A large application for a non-absorbing broad band microstructured reflective polarizer is found in the back lights used to illuminate LCDs. As described above LCDs employ absorptive polarizers that selectively absorb all light of one polarization state. A non-absorbing reflective polarizer based on microstructures would provide a significant increase in LCD brightness by replacing the absorbing polarizers with an efficient polarizer that reflected the unwanted polarization state back into the light source where it would undergo polarization conversion and be recycled as transmitted light. The microstructures would allow the low cost high-volume manufacturing of such a polarizing film that could effectively compete in the one billion dollar reflective polarizer market currently enjoyed exclusively by the 3M company with their DBEF product.
One aspect of the present invention involves a guided-mode resonance surface structure optical filter that simultaneously filters and polarizes a narrow-range of light wavelengths contained within a broad-band light source. The surface structure polarizing filter provides high efficiency, reflecting or transmitting polarized light without loss due to absorption as found in conventional polarizing devices and color filters. Low cost manufacturing is also afforded through replication of the surface relief structures comprising the polarizing filter.
Another aspect of the present invention is directed towards a polarizing optical filter array having multiple guided-mode surface structures to reflect or transmit polarized light in one or more discrete bands of light wavelengths from a broad spectrum of incident light. The surface structures filters are confined to a predetermined region, with each region separated spatially by a predetermined distance, and with the regions repeated in a two-dimensional array. Each filter region or “window” in the array is configured to polarize and reflect or transmit a different wavelength of light. For example, an array consisting of repeated groups of three filter windows that transmit polarized red (R), green (G), and blue light (B) respectively, would form an RGB color filter array similar to that used in most liquid crystal displays. Such a polarizing RGB filter array would replace both the standard absorptive dye color filter arrays and the reflective polarizing film used in a modern LCD. An alternative embodiment of the polarizing transmission filter array would reflect polarized RGB light to produce the cyan (C), magenta (M), yellow (Y), or CMY color scheme used in most digital camera systems. Another alternative embodiment of the polarizing filter array would reflect polarized light within a narrow range of wavelengths out of the broad spectrum of infrared light to produce color and polarization discriminating imaging sensors for night vision applications.

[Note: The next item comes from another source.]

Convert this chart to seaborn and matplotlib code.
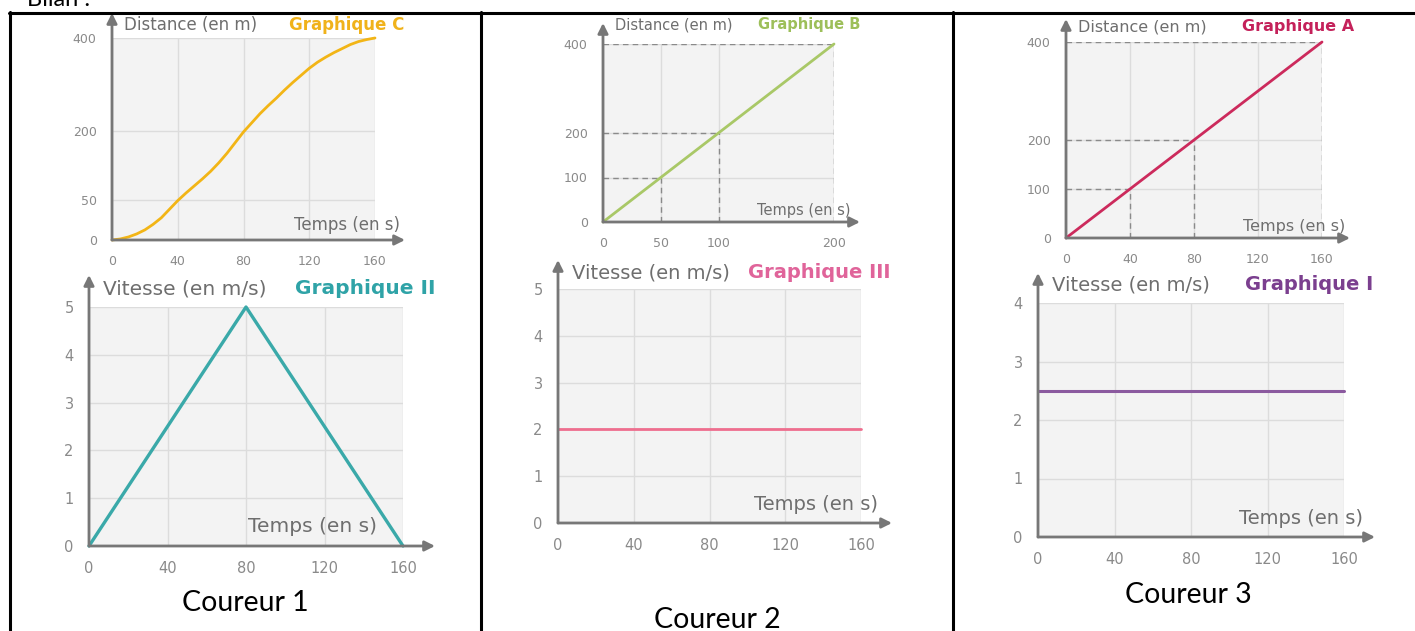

Another aspect of the present invention is directed towards a polarizing optical filter having one or more guided-mode surface structures to reflect or transmit polarized light in one or more discrete bands of light wavelengths from a broad spectrum of incident light. The surface structures are arranged, or stacked, such that the illuminating broad-band light encounters each filter in series as it propagates. Each filter in the stack is designed to polarize and reflect or transmit a narrow-band of wavelengths that matches a spectral component of the illuminating source. Each filter in the stack covers an area at least as large as the illuminating light source. For example, three polarizing surface structure filters that polarize and reflect or transmit red (R), green (G), and blue light (B) respectively, could be layered to form an RGB color filter sheet where the RGB filters are set to match the spectral content of the light sources used in most liquid crystal displays. Such a polarizing filter sheet would be a low-cost competitor to the 3M reflective polarizer film described above.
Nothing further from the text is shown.